Que le comité ne soit que « consultatif » ne fait que confirmer la facilité avec laquelle il pourra être réduit à un rôle de simple figuration.
Depuis 1983, on le sait, l’éthique à son Comité consultatif national (CCNE), dont les théologiens de différentes confessions ont été exclus en 2013. Il faut croire qu’ils croyaient à l’existence de l’âme. La création d’un tel comité n’augurait d’ailleurs rien de bon : quand un gouvernement confie l’éthique à un groupe indépendant, c’est avant tout le signe qu’il se débarrasse d’une préoccupation jugée encombrante. On pourrait bien évoquer un garde-fou qu’il impose à ses décisions, mais cela signifie surtout que l’éthique ne le concerne pas. Que le comité ne soit que "consultatif" ne fait que confirmer la facilité avec laquelle il pourra être réduit à un rôle de simple figuration.

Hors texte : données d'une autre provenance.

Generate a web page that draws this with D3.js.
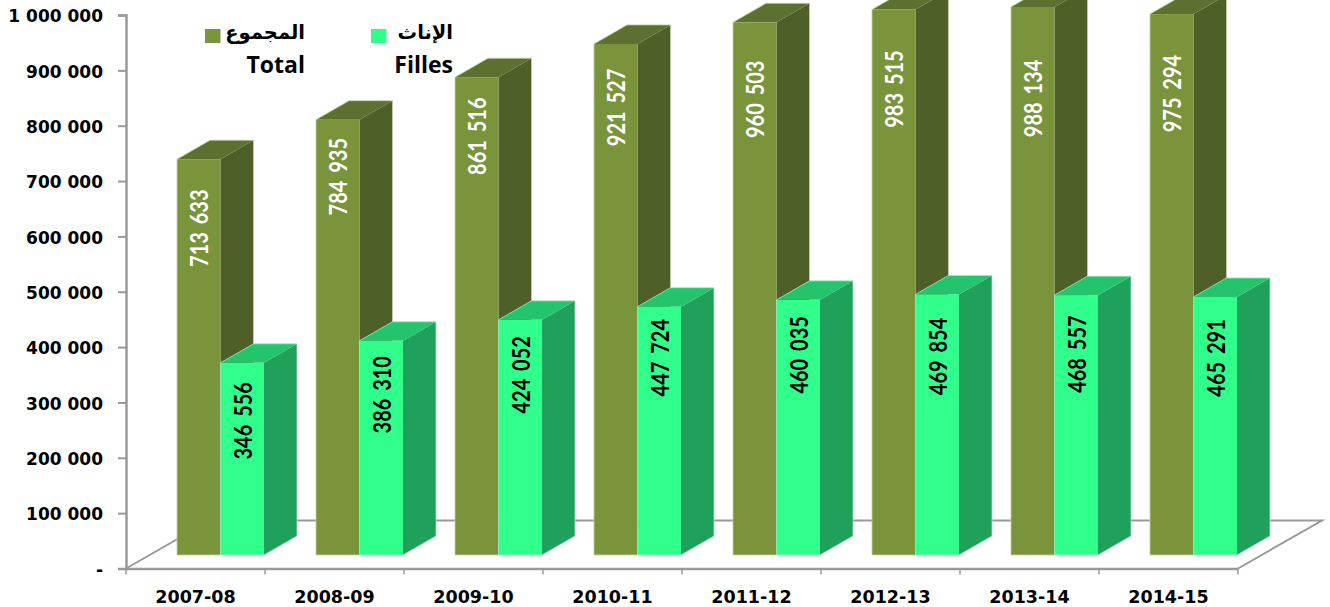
<!DOCTYPE html>
<html>
<head>
<meta charset="utf-8">
<title>Total / Filles</title>
<script src="https://cdn.jsdelivr.net/npm/d3@7"></script>
<style>
  body { margin: 0; background: #fff; }
  svg { display: block; }
  .axis text { font-family: "DejaVu Sans", sans-serif; font-weight: 700; font-size: 17px; fill: #000; }
  .x-axis text { font-size: 17.5px; }
  .legend text { font-family: "Open Sans", sans-serif; font-weight: 700; font-size: 23px; fill: #000; }
  .legend text.ar { font-family: "DejaVu Sans", sans-serif; font-size: 19.5px; }
  .bar-label { font-family: Lato, sans-serif; font-size: 20px; font-weight: 700; word-spacing: 3px; text-anchor: middle; dominant-baseline: central; }
</style>
</head>
<body>
<svg id="chart" width="1330" height="607"></svg>
<script>
const years = ['2007-08', '2008-09', '2009-10', '2010-11', '2011-12', '2012-13', '2013-14', '2014-15'];
const total = [713633, 784935, 861516, 921527, 960503, 983515, 988134, 975294];
const filles = [346556, 386310, 424052, 447724, 460035, 469854, 468557, 465291];
const yTicks = [0, 100000, 200000, 300000, 400000, 500000, 600000, 700000, 800000, 900000, 1000000];
const seriesNames = ['total', 'filles'];

// the labels were moved by hand in the source chart, so they sit at no fixed spot
const totalLabelDrop = [69, 57, 59, 63.5, 77, 79.5, 91.5, 79.5];
const fillesLabelDrop = [58, 54, 55, 51, 55, 62, 59, 61];

const colors = {
  total: { front: '#7a943c', top: '#5c7030', side: '#4e5f27', edge: '#c5d0a8', label: '#fff' },
  filles: { front: '#31ff8b', top: '#24c46c', side: '#1fa15c', edge: '#a8e8c4', label: '#000' },
};
const grey = '#999';

const svg = d3.select('#chart');

// axis plane and the plane of the bar fronts have the same scale, the fronts sit further up
const yAxisScale = d3.scaleLinear().domain([0, 1000000]).range([568.5, 15]);
const yBar = d3.scaleLinear().domain([0, 1000000]).range([555, 0.4]);
const x = d3.scaleBand().domain(years).range([126, 1238]).paddingInner(0.374).paddingOuter(0.187);
const xSeries = d3.scaleBand().domain(seriesNames).range([0, x.bandwidth()]);

const fmt = d3.formatLocale({ decimal: '.', thousands: ' ', grouping: [3], currency: ['', ''] }).format(',d');

const depthX = 33, depthY = -19;   // bar depth
const barShift = 25;               // bars stand part way in on the floor
const floorX = 84, floorY = -48;   // floor depth

// floor
const x0 = x.range()[0], x1 = x.range()[1], yFloor = yAxisScale(0);
svg.append('path')
  .attr('d', `M${x0},${yFloor}L${x0 + floorX},${yFloor + floorY}L${x1 + floorX},${yFloor + floorY}L${x1},${yFloor}`)
  .attr('fill', 'none')
  .attr('stroke', grey)
  .attr('stroke-width', 2);

// bars
const poly = pts => 'M' + pts.map(p => p.join(',')).join('L') + 'Z';

const groups = svg.selectAll('g.year')
  .data(years)
  .enter()
  .append('g')
  .attr('class', 'year')
  .attr('transform', d => `translate(${x(d) + barShift},0)`);

seriesNames.forEach((name) => {
  const values = name === 'total' ? total : filles;
  const c = colors[name];
  const bw = xSeries.bandwidth();
  const left = xSeries(name);
  const bar = groups.append('g');
  const topOf = (_, i) => yBar(values[i]);
  const base = yBar(0);

  bar.append('path')
    .attr('fill', c.side)
    .attr('d', (d, i) => poly([
      [left + bw, topOf(d, i)], [left + bw + depthX, topOf(d, i) + depthY],
      [left + bw + depthX, base + depthY], [left + bw, base],
    ]));
  bar.append('path')
    .attr('fill', c.top)
    .attr('d', (d, i) => poly([
      [left, topOf(d, i)], [left + depthX, topOf(d, i) + depthY],
      [left + bw + depthX, topOf(d, i) + depthY], [left + bw, topOf(d, i)],
    ]));
  bar.append('rect')
    .attr('fill', c.front)
    .attr('x', left)
    .attr('y', topOf)
    .attr('width', bw)
    .attr('height', (d, i) => base - topOf(d, i));
  // pale rim around the whole block
  bar.append('path')
    .attr('fill', 'none')
    .attr('stroke', c.edge)
    .attr('stroke-width', 0.8)
    .attr('d', (d, i) => poly([
      [left, base], [left, topOf(d, i)], [left + depthX, topOf(d, i) + depthY],
      [left + bw + depthX, topOf(d, i) + depthY], [left + bw + depthX, base + depthY], [left + bw, base],
    ]));
});

// value labels, on top of all the blocks
seriesNames.forEach((name) => {
  const values = name === 'total' ? total : filles;
  const drops = name === 'total' ? totalLabelDrop : fillesLabelDrop;
  groups.append('text')
    .attr('class', 'bar-label')
    .attr('fill', colors[name].label)
    .attr('transform', (d, i) => {
      const cx = xSeries(name) + xSeries.bandwidth() / 2;
      return `translate(${cx},${yBar(values[i]) + drops[i]}) rotate(-90) scale(1,1.25)`;
    })
    .text((d, i) => fmt(values[i]));
});

// y axis
const yAxis = svg.append('g')
  .attr('class', 'axis')
  .attr('transform', `translate(${x0},0)`)
  .call(d3.axisLeft(yAxisScale)
    .tickValues(yTicks)
    .tickSize(8)
    .tickPadding(15)
    .tickFormat(d => d === 0 ? '-' : fmt(d)));
yAxis.selectAll('line').attr('stroke', grey).attr('stroke-width', 2);
yAxis.selectAll('text').attr('dy', '0.4em');
yAxis.select('.domain').attr('stroke', grey).attr('stroke-width', 2.5);

// x axis, ticks fall between the categories
const xAxis = svg.append('g')
  .attr('class', 'axis x-axis')
  .attr('transform', `translate(0,${yFloor})`)
  .call(d3.axisBottom(x).tickSize(0).tickPadding(22));
xAxis.select('.domain').attr('stroke', grey).attr('stroke-width', 2.5);
xAxis.selectAll('.edge')
  .data(d3.range(years.length + 1))
  .enter()
  .append('line')
  .attr('class', 'edge')
  .attr('x1', i => x0 + i * x.step())
  .attr('x2', i => x0 + i * x.step())
  .attr('y2', 6)
  .attr('stroke', grey)
  .attr('stroke-width', 1.5);

// legend
const legendNames = [
  { key: 'total', ar: 'المجموع', fr: 'Total', swatch: 205, right: 305 },
  { key: 'filles', ar: 'الإناث', fr: 'Filles', swatch: 371, right: 453 },
];
const legend = svg.append('g').attr('class', 'legend');
legendNames.forEach((d) => {
  legend.append('rect')
    .attr('x', d.swatch).attr('y', 29)
    .attr('width', 15.5).attr('height', 14)
    .attr('fill', colors[d.key].front);
  legend.append('text')
    .attr('class', 'ar')
    .attr('x', d.right).attr('y', 39)
    .attr('text-anchor', 'end')
    .attr('direction', 'ltr')
    .text(d.ar);
  legend.append('text')
    .attr('x', d.right).attr('y', 73)
    .attr('text-anchor', 'end')
    .text(d.fr);
});
</script>
</body>
</html>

Surtout, pas de stigmatisation
Le plus frappant est que le CCNE pourrait bien être conscient de son inutilité. Le 16 décembre, il a déclaré que la vaccination des enfants de cinq à onze ans était "acceptable sur le plan éthique", mais a jugé bon d’ajouter qu’il se prononçait "dans l’urgence et l’incertitude". Nous voilà rassurés : les bases sont solides et le principe de précaution est bien appliqué ! Sans doute pour ne pas donner entièrement l’impression de ne servir à rien, le Comité a précisé qu’il ne fallait "qu’aucune des mesures mises en œuvre ne conduise, directement ou indirectement, à une stigmatisation". Amusant conseil que n’a guère suivi le Premier ministre à propos des adultes, en déclarant tranquillement : "Il n’est pas admissible que le refus de quelques millions de Français de se faire vacciner mette en risque la vie de tout un pays." Rien que ça ! L’ennemi numéro un est enfin débusqué. Si la France meurt, on saura qui a fait le coup et on saura surtout à qui s’en prendre. Que nul ne s’inquiète, pourtant. Il s’agit sûrement d’une stigmatisation éthique.